##### Data shown
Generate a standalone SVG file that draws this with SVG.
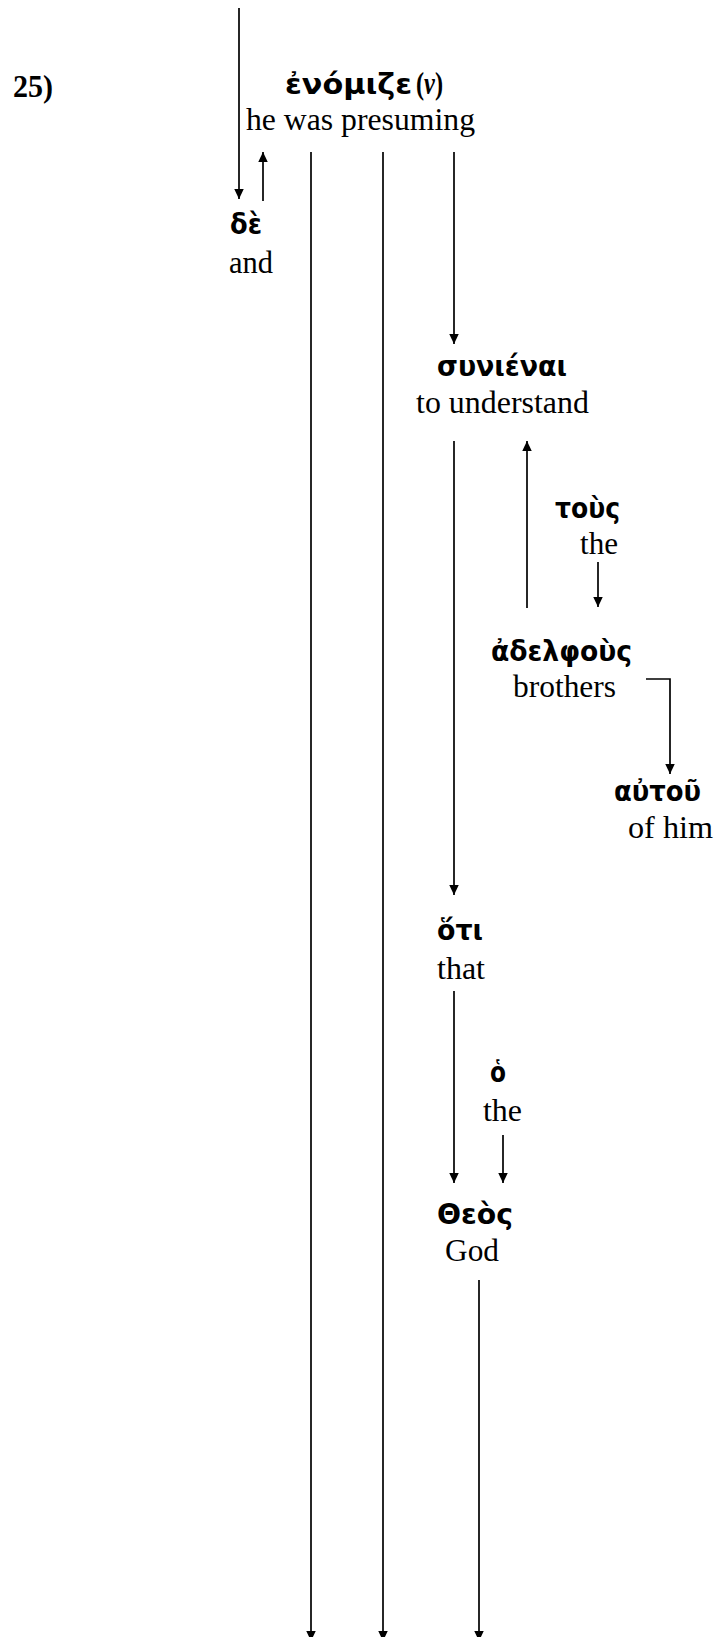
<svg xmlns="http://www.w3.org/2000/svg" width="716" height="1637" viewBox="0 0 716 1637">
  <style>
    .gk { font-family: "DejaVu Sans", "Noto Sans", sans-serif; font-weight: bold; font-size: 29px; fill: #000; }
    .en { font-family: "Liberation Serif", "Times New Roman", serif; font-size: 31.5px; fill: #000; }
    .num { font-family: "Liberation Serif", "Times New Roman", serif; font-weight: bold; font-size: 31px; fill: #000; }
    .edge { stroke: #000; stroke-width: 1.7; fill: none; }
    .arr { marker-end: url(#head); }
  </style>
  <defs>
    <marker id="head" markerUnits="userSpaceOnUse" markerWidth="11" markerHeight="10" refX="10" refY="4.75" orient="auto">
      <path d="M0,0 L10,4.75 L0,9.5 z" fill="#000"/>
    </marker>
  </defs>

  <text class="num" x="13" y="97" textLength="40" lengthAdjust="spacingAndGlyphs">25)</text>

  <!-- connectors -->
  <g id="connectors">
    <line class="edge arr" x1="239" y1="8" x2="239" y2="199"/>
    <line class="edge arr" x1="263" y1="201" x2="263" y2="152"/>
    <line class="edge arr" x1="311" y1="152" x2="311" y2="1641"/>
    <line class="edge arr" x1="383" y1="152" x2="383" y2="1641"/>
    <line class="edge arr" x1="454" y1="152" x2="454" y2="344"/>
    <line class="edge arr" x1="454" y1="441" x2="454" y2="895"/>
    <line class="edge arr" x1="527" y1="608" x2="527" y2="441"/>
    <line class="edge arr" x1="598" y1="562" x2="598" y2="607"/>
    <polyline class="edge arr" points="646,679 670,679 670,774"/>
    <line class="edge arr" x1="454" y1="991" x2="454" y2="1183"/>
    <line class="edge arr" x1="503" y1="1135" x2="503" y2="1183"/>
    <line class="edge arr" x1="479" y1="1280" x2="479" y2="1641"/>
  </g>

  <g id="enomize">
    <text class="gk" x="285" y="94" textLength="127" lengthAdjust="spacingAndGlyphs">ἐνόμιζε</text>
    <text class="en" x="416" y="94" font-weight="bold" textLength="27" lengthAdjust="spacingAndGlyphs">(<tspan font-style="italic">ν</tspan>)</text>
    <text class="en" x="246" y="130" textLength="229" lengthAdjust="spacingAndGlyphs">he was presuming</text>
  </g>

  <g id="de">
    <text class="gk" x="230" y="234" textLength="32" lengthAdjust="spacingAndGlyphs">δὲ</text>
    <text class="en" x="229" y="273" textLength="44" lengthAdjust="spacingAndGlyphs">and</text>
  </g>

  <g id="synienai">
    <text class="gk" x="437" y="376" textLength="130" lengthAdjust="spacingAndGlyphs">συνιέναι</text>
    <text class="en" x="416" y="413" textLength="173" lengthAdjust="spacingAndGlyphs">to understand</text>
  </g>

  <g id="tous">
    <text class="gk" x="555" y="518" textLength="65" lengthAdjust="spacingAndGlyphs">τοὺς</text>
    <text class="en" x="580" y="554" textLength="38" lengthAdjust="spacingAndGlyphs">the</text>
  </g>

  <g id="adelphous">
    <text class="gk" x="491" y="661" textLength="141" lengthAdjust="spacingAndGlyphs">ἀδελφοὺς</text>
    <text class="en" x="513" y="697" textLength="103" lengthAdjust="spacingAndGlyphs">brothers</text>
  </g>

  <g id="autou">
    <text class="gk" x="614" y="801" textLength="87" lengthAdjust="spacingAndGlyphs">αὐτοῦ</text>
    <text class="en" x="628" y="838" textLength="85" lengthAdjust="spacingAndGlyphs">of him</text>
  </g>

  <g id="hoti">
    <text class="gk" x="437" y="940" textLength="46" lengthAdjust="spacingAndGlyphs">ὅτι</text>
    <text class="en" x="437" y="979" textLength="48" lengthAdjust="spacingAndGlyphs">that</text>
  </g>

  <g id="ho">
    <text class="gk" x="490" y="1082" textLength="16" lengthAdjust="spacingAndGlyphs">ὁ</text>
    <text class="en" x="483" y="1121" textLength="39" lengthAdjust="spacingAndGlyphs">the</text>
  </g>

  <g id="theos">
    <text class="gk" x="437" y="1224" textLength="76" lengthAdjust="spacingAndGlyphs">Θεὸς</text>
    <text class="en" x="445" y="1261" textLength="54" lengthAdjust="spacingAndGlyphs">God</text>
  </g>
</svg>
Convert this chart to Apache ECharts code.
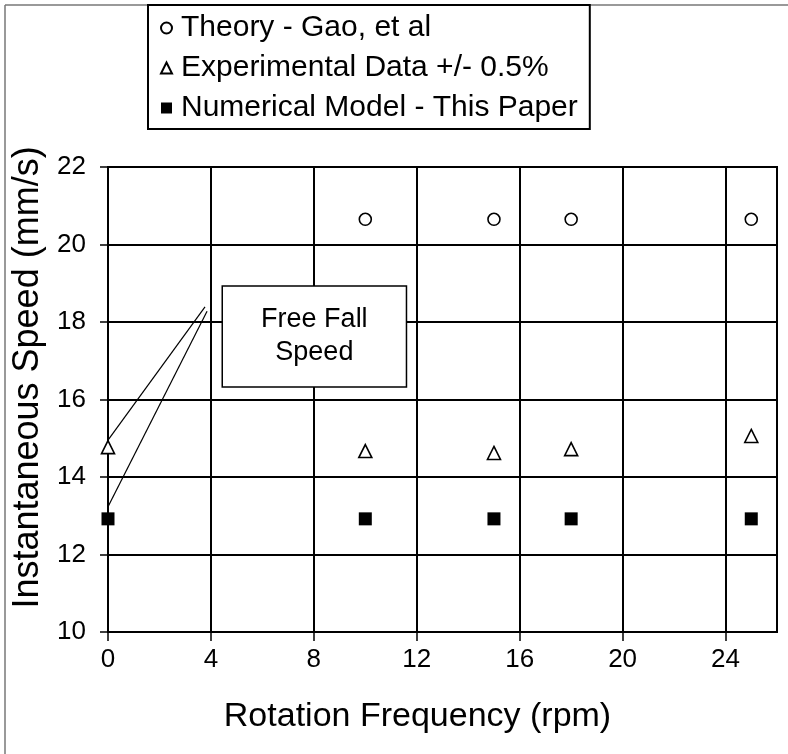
##########
- Given task
Write the full listing out again with every line unchanged, but include no pictures.

- Response to the exercise
Generate a standalone SVG file that draws this with SVG.
<svg xmlns="http://www.w3.org/2000/svg" width="716" height="1637" viewBox="0 0 716 1637">
  <style>
    .gk { font-family: "DejaVu Sans", "Noto Sans", sans-serif; font-weight: bold; font-size: 29px; fill: #000; }
    .en { font-family: "Liberation Serif", "Times New Roman", serif; font-size: 31.5px; fill: #000; }
    .num { font-family: "Liberation Serif", "Times New Roman", serif; font-weight: bold; font-size: 31px; fill: #000; }
    .edge { stroke: #000; stroke-width: 1.7; fill: none; }
    .arr { marker-end: url(#head); }
  </style>
  <defs>
    <marker id="head" markerUnits="userSpaceOnUse" markerWidth="11" markerHeight="10" refX="10" refY="4.75" orient="auto">
      <path d="M0,0 L10,4.75 L0,9.5 z" fill="#000"/>
    </marker>
  </defs>

  <text class="num" x="13" y="97" textLength="40" lengthAdjust="spacingAndGlyphs">25)</text>

  <!-- connectors -->
  <g id="connectors">
    <line class="edge arr" x1="239" y1="8" x2="239" y2="199"/>
    <line class="edge arr" x1="263" y1="201" x2="263" y2="152"/>
    <line class="edge arr" x1="311" y1="152" x2="311" y2="1641"/>
    <line class="edge arr" x1="383" y1="152" x2="383" y2="1641"/>
    <line class="edge arr" x1="454" y1="152" x2="454" y2="344"/>
    <line class="edge arr" x1="454" y1="441" x2="454" y2="895"/>
    <line class="edge arr" x1="527" y1="608" x2="527" y2="441"/>
    <line class="edge arr" x1="598" y1="562" x2="598" y2="607"/>
    <polyline class="edge arr" points="646,679 670,679 670,774"/>
    <line class="edge arr" x1="454" y1="991" x2="454" y2="1183"/>
    <line class="edge arr" x1="503" y1="1135" x2="503" y2="1183"/>
    <line class="edge arr" x1="479" y1="1280" x2="479" y2="1641"/>
  </g>

  <g id="enomize">
    <text class="gk" x="285" y="94" textLength="127" lengthAdjust="spacingAndGlyphs">ἐνόμιζε</text>
    <text class="en" x="416" y="94" font-weight="bold" textLength="27" lengthAdjust="spacingAndGlyphs">(<tspan font-style="italic">ν</tspan>)</text>
    <text class="en" x="246" y="130" textLength="229" lengthAdjust="spacingAndGlyphs">he was presuming</text>
  </g>

  <g id="de">
    <text class="gk" x="230" y="234" textLength="32" lengthAdjust="spacingAndGlyphs">δὲ</text>
    <text class="en" x="229" y="273" textLength="44" lengthAdjust="spacingAndGlyphs">and</text>
  </g>

  <g id="synienai">
    <text class="gk" x="437" y="376" textLength="130" lengthAdjust="spacingAndGlyphs">συνιέναι</text>
    <text class="en" x="416" y="413" textLength="173" lengthAdjust="spacingAndGlyphs">to understand</text>
  </g>

  <g id="tous">
    <text class="gk" x="555" y="518" textLength="65" lengthAdjust="spacingAndGlyphs">τοὺς</text>
    <text class="en" x="580" y="554" textLength="38" lengthAdjust="spacingAndGlyphs">the</text>
  </g>

  <g id="adelphous">
    <text class="gk" x="491" y="661" textLength="141" lengthAdjust="spacingAndGlyphs">ἀδελφοὺς</text>
    <text class="en" x="513" y="697" textLength="103" lengthAdjust="spacingAndGlyphs">brothers</text>
  </g>

  <g id="autou">
    <text class="gk" x="614" y="801" textLength="87" lengthAdjust="spacingAndGlyphs">αὐτοῦ</text>
    <text class="en" x="628" y="838" textLength="85" lengthAdjust="spacingAndGlyphs">of him</text>
  </g>

  <g id="hoti">
    <text class="gk" x="437" y="940" textLength="46" lengthAdjust="spacingAndGlyphs">ὅτι</text>
    <text class="en" x="437" y="979" textLength="48" lengthAdjust="spacingAndGlyphs">that</text>
  </g>

  <g id="ho">
    <text class="gk" x="490" y="1082" textLength="16" lengthAdjust="spacingAndGlyphs">ὁ</text>
    <text class="en" x="483" y="1121" textLength="39" lengthAdjust="spacingAndGlyphs">the</text>
  </g>

  <g id="theos">
    <text class="gk" x="437" y="1224" textLength="76" lengthAdjust="spacingAndGlyphs">Θεὸς</text>
    <text class="en" x="445" y="1261" textLength="54" lengthAdjust="spacingAndGlyphs">God</text>
  </g>
</svg>
Convert this chart to Apache ECharts code.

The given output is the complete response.